Information shown:
>>>

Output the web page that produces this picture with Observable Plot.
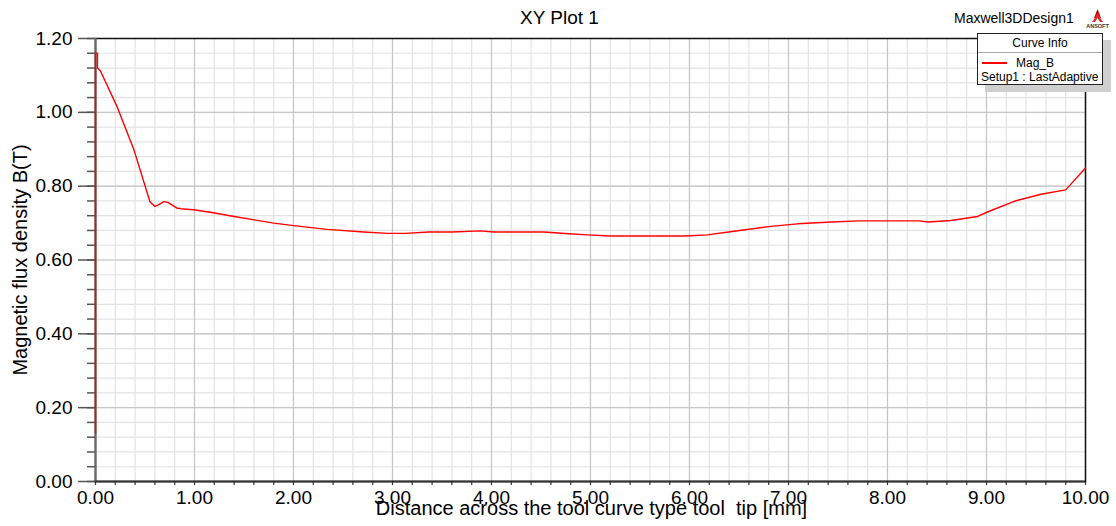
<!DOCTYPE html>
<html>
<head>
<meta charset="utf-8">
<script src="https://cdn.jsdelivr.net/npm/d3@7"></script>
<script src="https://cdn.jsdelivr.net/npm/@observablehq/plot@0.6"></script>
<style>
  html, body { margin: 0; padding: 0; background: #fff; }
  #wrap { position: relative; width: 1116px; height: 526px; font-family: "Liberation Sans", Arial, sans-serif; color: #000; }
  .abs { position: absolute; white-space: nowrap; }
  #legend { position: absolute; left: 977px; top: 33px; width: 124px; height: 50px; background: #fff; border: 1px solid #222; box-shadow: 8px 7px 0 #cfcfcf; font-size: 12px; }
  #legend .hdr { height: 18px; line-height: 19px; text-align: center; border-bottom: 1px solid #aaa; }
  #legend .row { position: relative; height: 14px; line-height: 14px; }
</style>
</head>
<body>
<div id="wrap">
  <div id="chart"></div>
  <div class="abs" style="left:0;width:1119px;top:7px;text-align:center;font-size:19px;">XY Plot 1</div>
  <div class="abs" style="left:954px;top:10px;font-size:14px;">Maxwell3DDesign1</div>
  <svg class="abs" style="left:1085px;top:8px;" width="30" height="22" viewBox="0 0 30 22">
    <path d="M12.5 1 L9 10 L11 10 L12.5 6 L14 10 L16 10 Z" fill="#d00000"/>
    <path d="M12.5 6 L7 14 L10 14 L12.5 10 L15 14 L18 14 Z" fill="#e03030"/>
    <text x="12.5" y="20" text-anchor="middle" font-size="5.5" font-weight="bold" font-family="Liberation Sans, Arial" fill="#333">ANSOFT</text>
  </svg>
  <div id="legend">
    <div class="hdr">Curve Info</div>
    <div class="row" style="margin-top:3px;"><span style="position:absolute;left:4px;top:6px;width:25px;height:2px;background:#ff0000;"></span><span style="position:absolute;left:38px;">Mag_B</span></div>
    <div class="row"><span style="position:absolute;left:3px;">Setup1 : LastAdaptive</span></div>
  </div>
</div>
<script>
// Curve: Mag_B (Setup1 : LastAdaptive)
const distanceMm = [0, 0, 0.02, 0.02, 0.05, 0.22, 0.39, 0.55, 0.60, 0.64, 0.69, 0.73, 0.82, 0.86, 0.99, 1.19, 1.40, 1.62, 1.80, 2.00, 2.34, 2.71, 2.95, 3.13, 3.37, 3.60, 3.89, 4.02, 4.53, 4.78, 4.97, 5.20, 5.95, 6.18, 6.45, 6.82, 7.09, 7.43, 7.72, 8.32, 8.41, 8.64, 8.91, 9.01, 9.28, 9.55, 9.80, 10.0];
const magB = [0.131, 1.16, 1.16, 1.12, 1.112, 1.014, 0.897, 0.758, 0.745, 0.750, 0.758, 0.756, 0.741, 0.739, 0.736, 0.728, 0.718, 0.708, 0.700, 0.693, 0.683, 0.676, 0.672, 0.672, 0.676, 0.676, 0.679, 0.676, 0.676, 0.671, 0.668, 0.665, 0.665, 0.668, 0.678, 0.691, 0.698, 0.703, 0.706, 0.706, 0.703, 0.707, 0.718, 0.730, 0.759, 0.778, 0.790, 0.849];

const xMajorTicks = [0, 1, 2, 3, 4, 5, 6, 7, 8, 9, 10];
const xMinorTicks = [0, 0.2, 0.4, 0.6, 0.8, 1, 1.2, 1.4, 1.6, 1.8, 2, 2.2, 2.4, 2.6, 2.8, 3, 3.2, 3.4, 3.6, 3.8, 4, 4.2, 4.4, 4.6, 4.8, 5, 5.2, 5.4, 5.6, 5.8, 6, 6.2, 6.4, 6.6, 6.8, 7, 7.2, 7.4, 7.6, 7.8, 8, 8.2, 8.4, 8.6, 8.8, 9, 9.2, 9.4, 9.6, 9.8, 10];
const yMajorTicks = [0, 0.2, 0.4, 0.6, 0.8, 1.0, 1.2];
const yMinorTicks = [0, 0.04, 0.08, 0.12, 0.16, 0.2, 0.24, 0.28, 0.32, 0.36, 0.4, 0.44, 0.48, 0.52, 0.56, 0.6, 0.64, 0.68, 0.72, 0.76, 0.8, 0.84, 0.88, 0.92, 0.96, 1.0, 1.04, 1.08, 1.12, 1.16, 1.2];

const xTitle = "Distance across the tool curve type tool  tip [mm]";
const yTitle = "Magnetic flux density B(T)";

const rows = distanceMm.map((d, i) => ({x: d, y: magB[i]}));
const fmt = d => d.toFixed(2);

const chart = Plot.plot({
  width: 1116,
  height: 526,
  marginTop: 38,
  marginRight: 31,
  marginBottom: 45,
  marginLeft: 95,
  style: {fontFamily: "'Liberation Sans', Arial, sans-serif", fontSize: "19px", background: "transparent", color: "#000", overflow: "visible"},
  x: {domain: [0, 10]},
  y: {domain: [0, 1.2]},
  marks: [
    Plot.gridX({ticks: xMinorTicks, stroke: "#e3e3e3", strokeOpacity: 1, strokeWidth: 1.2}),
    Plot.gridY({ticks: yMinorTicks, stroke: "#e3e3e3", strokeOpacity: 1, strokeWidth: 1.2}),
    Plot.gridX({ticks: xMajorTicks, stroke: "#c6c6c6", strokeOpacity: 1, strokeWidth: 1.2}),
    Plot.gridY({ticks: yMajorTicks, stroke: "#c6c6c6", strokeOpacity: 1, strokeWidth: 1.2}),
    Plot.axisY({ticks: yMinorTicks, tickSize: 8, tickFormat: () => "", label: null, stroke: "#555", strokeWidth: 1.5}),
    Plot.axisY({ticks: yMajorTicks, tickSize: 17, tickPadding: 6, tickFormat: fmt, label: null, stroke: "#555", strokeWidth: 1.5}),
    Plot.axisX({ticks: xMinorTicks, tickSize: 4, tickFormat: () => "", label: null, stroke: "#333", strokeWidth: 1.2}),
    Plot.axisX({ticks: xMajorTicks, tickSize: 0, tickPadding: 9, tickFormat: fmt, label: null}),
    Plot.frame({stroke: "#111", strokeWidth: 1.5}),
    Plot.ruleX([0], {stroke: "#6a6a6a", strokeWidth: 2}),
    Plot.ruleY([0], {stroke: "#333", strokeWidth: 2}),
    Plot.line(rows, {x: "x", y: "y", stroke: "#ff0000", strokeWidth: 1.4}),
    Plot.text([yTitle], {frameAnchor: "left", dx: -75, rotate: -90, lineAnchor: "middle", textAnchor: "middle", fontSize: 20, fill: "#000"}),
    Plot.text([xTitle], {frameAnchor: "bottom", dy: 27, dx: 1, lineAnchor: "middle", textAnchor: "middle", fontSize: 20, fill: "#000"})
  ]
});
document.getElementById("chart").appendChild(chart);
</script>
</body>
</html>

<<<
>>>

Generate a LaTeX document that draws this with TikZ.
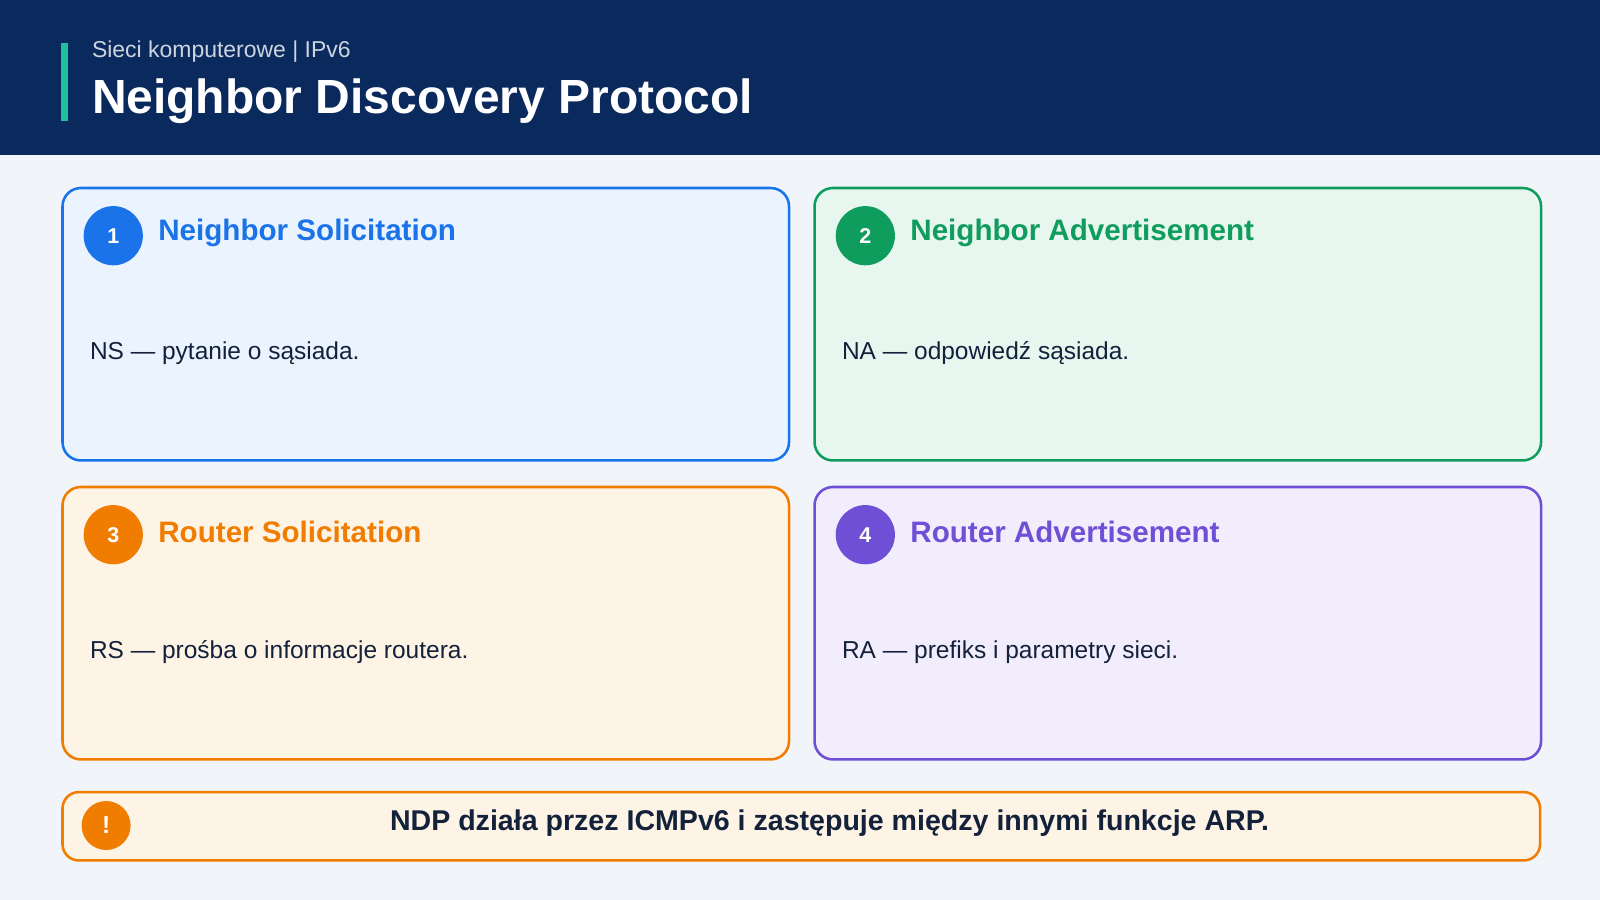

<<<

Prompt:
Pull out all lines containing the word "that" from the entries above.

Solution to this task:
Output the web page that produces this picture with Observable Plot.
Generate a LaTeX document that draws this with TikZ.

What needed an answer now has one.